Show that arcsin is the inverse of sin

[gymko]

Homework Statement

I have a problem, I don't know to substantiate, why arcsin(sin(x)) = sin(arcsin(x)) = x ?
Thank you very much for each advice.

Homework Equations

The Attempt at a Solution

 

[praharmitra]

i didnt exactly get your question. Are you trying to find the range of values of x for which the above eq is valid?

what are u asking? can u be clearer.

 

[gymko]

My question is: why arcsin(sin(x)) is possible to regulate for x. Why arcsin(sin(x)) = x?

Why graph for y = arcsin(sin(x)) is y = x?

Thank you.

 

[Bohrok]

Do you know about the composition of inverse functions?
Also, arcsin(sin(x)) = sin(arcsin(x)) = x only for -1≤x≤1 for all three.

 

[g_edgar]

$\sin(\arcsin(x)) = x$ for all real $x$ but $\arcsin(\sin(x))$ only for $-\pi/2 \le x \le \pi/2$ . That's with one standard way of defining $\arcsin$

 

[tnutty]

well look at it this way :

sin( asin(x ) )

let x = 1;

the asin(1) = P;
then sin(P) = 1;

 

[Hurkyl]

$\sin(\arcsin(x)) = x$ for all real $x$

Did you mean all x in [-1,1]? (Or are you making an assertion about the complex Arcsin function?)

 

[gymko]

Thank you very much for all. :)

 

[Gregg]

y=arcsin(sin(x))

sin(y) = sin(x)

y = x

 

[Hurkyl]

y=arcsin(sin(x))

sin(y) = sin(x)

y = x

 

[g_edgar]

Did you mean all x in [-1,1]? (Or are you making an assertion about the complex Arcsin function?)

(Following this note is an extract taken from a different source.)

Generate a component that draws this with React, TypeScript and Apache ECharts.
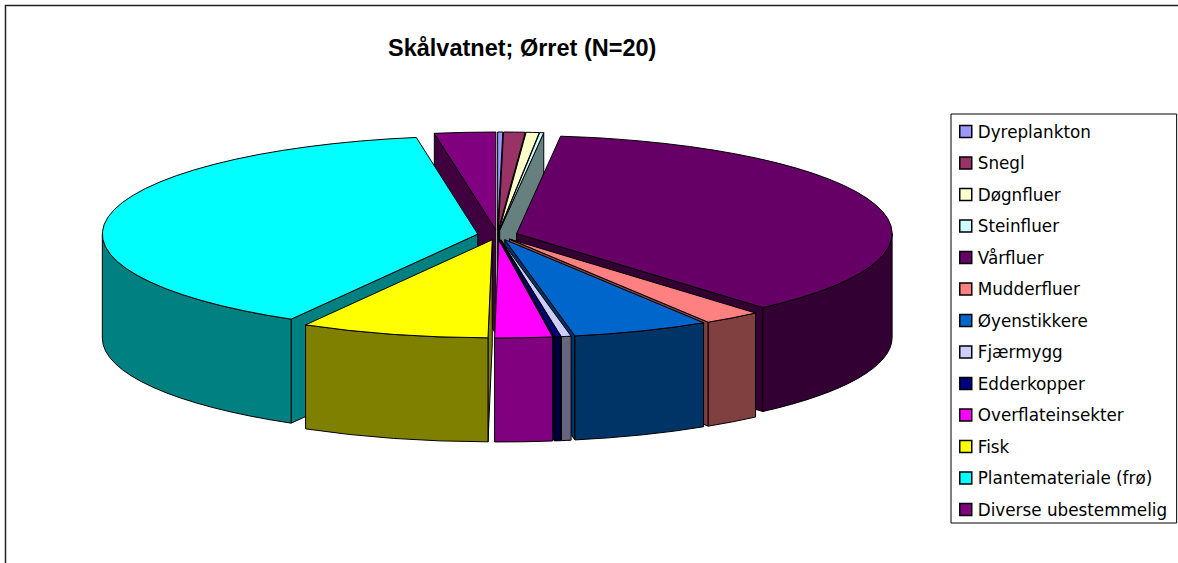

You are right. For my equation you have to use complex arcsin. Wherever arcsin is defined, we have sin(arcsin(x)) = x , that is what we mean by arcsin.

 

[Gregg]

My question is: why arcsin(sin(x)) is possible to regulate for x. Why arcsin(sin(x)) = x?

Why graph for y = arcsin(sin(x)) is y = x?

Thank you.

y=arcsin[sin[x]] implies sin[y] = sin[x] and y=x. Forgetting the intervals, I don't the question had much to do with the interval which this valid for. It was just how does the graph look like y=x.